I use to work under the assumption, fake it, till you make it.

And with confidence, if I thought about anything I wanted to do, I would feel the need to hide and act dumb. So the limelight would not flow in my direction, but as I grew older and got bolder. I found if I just went for it, then things got done, and its OK, but also, I was pushing myself towards, changing my need to hide.

In the last couple of days, I posted on what we call marketplace here, to sell my excess belongings. The lord said to do it, and it took a lot for me to do so.

In lock down I made many blankets, crocheting what I had tucked away.
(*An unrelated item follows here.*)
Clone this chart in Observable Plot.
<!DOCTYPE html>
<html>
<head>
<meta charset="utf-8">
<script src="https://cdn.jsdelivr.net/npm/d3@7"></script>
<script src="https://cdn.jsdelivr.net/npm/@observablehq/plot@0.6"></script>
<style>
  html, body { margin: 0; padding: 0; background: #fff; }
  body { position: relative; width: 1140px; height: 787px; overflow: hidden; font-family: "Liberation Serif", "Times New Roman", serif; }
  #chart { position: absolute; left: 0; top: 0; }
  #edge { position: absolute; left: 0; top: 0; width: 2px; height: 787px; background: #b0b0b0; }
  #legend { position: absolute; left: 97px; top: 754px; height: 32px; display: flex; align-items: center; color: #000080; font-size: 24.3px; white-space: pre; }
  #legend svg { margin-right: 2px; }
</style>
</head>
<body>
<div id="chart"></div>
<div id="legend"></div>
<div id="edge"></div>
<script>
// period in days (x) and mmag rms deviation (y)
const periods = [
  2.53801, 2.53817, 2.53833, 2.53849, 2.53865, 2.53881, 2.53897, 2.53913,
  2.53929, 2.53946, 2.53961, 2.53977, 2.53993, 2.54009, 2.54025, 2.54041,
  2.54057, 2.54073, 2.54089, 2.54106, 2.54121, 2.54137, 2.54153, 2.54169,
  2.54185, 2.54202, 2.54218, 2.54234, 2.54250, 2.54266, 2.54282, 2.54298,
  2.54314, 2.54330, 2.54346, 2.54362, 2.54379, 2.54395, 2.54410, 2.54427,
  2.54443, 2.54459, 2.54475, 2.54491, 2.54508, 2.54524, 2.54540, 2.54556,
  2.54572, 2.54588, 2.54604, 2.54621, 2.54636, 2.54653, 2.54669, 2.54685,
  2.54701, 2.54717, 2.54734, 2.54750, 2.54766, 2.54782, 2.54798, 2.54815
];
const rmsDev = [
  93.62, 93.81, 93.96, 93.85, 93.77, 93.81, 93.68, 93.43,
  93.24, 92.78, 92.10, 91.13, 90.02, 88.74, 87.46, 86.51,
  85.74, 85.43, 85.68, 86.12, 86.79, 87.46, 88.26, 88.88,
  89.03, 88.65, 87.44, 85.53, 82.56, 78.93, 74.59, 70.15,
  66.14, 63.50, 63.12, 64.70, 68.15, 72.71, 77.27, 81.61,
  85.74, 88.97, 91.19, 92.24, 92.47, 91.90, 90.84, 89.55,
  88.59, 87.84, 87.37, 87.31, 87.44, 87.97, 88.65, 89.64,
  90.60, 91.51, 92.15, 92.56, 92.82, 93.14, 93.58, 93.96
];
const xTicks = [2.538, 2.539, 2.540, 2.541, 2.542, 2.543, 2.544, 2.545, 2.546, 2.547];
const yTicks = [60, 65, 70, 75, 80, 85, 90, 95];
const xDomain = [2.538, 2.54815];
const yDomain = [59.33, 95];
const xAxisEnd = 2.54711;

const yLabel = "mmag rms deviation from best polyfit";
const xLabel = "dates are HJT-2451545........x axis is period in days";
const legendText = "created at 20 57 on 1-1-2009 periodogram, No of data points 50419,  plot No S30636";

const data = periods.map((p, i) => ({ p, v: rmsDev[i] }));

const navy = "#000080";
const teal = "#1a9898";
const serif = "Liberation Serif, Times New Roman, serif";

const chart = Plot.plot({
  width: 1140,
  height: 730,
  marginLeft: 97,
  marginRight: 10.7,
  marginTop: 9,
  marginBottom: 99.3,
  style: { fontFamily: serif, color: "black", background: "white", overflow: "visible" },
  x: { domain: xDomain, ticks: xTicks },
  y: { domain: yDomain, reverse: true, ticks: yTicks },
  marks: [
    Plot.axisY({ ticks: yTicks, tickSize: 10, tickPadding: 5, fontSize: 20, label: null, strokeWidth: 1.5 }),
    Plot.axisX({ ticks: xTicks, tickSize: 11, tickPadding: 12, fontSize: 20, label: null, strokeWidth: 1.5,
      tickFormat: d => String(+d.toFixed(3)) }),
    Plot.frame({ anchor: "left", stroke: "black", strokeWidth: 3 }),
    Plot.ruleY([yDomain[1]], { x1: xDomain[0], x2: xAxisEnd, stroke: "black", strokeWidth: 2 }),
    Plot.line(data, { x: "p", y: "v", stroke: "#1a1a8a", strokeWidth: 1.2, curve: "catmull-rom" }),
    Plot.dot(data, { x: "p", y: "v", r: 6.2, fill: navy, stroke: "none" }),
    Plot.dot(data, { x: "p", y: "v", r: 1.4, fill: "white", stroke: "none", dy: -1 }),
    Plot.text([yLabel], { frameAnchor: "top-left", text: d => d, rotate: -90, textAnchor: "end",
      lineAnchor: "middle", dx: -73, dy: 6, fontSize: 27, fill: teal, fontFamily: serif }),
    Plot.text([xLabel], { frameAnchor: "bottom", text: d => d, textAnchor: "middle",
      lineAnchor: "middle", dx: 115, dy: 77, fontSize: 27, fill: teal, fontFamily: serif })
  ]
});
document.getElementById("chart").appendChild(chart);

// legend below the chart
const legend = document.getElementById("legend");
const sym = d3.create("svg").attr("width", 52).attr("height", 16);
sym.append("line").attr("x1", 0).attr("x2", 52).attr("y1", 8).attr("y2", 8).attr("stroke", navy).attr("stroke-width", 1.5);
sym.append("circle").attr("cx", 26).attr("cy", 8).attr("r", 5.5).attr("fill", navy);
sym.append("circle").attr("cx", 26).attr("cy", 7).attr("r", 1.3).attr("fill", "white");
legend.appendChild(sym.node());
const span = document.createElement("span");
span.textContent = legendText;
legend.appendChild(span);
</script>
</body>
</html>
Some examples to explain myself, you see when I was younger, we had little, but what I was taught, was to use what you had, save every piece of material etc and my mum told me about Joseph’s coat of many colours, and that stuck in a good way. Because it is not about the coat and the cost, but the love it was made from.
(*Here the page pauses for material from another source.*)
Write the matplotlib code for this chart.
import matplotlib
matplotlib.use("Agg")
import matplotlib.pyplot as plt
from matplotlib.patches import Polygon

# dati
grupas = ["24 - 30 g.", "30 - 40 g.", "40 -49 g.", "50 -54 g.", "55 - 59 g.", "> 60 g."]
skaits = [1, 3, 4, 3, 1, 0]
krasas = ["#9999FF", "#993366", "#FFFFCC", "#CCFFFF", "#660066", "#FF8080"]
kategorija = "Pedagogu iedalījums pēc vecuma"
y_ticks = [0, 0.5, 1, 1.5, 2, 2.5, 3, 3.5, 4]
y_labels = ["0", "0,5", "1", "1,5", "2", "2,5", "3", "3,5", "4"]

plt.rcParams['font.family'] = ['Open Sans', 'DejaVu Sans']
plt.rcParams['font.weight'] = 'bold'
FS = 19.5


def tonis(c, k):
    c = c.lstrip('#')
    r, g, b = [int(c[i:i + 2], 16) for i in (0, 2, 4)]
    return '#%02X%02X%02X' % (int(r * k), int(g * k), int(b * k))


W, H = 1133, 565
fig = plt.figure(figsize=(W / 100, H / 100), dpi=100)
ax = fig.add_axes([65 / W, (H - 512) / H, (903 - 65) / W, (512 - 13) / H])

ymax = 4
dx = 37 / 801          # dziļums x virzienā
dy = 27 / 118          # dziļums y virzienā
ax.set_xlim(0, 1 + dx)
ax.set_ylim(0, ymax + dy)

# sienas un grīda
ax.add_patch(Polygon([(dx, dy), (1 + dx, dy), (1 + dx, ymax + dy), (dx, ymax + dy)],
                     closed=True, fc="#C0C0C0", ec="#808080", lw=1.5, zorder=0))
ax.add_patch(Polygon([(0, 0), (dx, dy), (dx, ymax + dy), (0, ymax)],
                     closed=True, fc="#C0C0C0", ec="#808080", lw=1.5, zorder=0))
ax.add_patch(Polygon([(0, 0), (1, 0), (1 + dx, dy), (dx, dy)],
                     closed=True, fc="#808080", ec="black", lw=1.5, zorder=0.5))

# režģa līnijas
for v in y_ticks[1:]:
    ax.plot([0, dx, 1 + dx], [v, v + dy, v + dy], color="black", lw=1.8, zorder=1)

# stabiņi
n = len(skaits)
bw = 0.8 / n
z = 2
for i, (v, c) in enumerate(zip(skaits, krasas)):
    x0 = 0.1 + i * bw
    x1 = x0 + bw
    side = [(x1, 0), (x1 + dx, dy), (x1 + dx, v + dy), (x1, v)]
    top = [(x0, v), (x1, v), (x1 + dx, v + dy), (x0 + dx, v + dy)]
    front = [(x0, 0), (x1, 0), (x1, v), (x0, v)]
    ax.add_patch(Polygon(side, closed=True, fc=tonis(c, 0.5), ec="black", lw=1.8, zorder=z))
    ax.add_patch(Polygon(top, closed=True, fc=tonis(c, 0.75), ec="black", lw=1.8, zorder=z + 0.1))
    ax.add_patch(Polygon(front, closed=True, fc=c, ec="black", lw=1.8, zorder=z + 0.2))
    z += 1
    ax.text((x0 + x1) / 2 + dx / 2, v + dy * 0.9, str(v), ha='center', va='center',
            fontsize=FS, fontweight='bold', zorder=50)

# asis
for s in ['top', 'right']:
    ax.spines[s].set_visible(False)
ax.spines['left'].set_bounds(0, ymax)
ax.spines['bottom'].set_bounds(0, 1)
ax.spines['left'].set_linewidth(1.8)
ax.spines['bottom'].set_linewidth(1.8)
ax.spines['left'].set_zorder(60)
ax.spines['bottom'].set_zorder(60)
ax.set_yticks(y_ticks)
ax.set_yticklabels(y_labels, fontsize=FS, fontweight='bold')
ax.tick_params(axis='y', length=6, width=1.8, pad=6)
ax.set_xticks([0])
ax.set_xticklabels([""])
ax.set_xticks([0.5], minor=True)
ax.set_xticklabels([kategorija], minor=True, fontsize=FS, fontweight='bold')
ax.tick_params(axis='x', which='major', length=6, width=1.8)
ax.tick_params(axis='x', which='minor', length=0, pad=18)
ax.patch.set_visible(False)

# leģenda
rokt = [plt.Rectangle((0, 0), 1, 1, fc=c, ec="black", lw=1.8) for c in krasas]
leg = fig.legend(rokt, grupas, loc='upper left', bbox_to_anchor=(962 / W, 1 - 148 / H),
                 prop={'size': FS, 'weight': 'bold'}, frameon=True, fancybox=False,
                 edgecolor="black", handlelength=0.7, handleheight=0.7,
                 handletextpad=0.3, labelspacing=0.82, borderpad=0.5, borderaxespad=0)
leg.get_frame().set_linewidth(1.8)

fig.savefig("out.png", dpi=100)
And I cannot read a pattern, to save my life, go figure.

Wondered if I could make a round one & dadaaah
Colour adds happiness
I had heaps of balls, that were baby 4 ply, so I doubled it.
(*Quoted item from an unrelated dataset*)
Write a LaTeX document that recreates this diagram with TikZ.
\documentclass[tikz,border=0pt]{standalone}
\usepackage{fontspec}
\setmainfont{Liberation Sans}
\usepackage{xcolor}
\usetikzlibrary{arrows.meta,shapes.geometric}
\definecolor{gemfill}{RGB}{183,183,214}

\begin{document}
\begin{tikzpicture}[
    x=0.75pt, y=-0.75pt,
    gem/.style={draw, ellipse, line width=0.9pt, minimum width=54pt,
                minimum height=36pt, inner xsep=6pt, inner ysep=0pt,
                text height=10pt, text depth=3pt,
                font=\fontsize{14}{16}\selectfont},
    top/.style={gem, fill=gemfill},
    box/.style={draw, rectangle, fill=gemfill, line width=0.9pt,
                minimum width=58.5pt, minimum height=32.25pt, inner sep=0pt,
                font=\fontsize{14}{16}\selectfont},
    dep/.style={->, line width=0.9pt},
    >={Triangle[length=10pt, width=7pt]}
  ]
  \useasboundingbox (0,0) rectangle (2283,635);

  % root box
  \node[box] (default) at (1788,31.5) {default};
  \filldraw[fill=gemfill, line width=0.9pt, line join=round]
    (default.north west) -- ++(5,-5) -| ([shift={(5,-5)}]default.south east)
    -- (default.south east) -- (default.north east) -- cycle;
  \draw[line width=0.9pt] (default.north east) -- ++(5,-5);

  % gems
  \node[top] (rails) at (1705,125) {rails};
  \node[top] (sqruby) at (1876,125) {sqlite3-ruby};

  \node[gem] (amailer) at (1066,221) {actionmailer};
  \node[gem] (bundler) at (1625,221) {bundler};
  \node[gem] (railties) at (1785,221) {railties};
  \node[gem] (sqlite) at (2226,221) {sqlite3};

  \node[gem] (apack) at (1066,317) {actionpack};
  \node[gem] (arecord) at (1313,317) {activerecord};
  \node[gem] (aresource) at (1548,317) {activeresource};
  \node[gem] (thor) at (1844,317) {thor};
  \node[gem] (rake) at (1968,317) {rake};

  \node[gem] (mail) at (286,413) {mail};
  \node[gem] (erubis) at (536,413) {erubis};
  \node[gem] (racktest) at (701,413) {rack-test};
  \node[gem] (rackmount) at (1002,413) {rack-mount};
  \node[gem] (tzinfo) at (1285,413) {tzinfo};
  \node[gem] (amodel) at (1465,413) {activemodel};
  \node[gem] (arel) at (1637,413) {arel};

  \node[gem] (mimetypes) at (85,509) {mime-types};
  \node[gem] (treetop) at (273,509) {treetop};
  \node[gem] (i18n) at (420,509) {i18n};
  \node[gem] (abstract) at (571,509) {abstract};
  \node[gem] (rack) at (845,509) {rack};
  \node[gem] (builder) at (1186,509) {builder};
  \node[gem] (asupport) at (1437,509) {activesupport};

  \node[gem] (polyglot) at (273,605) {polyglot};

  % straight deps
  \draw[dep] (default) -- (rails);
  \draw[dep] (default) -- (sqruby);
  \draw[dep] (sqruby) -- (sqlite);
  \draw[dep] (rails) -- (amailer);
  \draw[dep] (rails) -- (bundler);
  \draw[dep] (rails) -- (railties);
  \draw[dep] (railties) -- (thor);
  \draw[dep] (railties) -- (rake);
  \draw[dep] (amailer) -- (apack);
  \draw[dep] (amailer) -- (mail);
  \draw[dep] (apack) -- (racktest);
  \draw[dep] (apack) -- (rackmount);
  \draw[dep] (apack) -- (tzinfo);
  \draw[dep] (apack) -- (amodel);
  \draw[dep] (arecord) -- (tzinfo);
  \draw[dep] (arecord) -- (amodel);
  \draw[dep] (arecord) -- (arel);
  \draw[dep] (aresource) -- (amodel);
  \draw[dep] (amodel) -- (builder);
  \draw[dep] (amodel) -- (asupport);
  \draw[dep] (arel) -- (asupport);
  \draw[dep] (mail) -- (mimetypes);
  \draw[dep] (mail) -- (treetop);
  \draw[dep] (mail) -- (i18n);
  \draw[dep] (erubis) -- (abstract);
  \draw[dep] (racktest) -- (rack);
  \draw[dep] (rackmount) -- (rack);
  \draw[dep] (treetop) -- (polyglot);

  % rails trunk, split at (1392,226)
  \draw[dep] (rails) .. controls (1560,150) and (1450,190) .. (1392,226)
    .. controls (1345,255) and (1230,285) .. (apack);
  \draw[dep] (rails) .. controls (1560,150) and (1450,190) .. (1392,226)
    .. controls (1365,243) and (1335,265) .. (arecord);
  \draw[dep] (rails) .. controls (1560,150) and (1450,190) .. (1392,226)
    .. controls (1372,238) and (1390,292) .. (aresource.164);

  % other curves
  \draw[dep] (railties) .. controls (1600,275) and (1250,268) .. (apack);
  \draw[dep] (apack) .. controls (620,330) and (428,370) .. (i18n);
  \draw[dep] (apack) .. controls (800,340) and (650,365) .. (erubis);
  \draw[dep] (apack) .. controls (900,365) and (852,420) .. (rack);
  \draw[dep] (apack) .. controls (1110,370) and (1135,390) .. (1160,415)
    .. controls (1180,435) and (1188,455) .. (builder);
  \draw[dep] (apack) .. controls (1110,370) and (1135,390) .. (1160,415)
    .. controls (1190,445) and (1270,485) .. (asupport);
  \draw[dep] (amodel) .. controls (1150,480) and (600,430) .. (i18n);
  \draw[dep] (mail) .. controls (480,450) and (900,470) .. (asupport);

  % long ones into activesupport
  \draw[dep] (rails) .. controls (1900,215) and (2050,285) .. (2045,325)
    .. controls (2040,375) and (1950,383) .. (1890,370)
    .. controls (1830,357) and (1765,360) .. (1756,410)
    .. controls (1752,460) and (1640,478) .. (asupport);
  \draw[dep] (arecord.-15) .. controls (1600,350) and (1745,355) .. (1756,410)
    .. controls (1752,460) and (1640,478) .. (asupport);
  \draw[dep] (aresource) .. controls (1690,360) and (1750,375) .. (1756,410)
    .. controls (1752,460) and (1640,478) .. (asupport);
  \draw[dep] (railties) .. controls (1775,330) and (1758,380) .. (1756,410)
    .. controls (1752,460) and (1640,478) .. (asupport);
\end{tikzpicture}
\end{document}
I don’t know if its the artist in me, or what it is, but if I see a colour I like and something inspires and fires up inside. I walk up and down with that ball of wool and wait for something else to match it. Tones, shades etc, work in my head and I see it finished, what it could be, and I do know if it doesn’t work, I unravel it and cannot sit still until its right.

It is like when I paint or draw, I pray first and as I question what I see, I hear “done”.

I have kept little scraps of material and made pin cushions, what I am trying to say is, putting this up for sale is like selling your art for the first time.

You expose your talent and gifts and when people appreciate it, confidence grows.

It is like this blog, I write mainly to my father, but also to me, to say, “hey your doing well, keep going”. You are worth the effort and you are capable, (dad said) very capable…

So cheers to all… whether your an excellent cleaner, mum etc, we all deserve a little boost.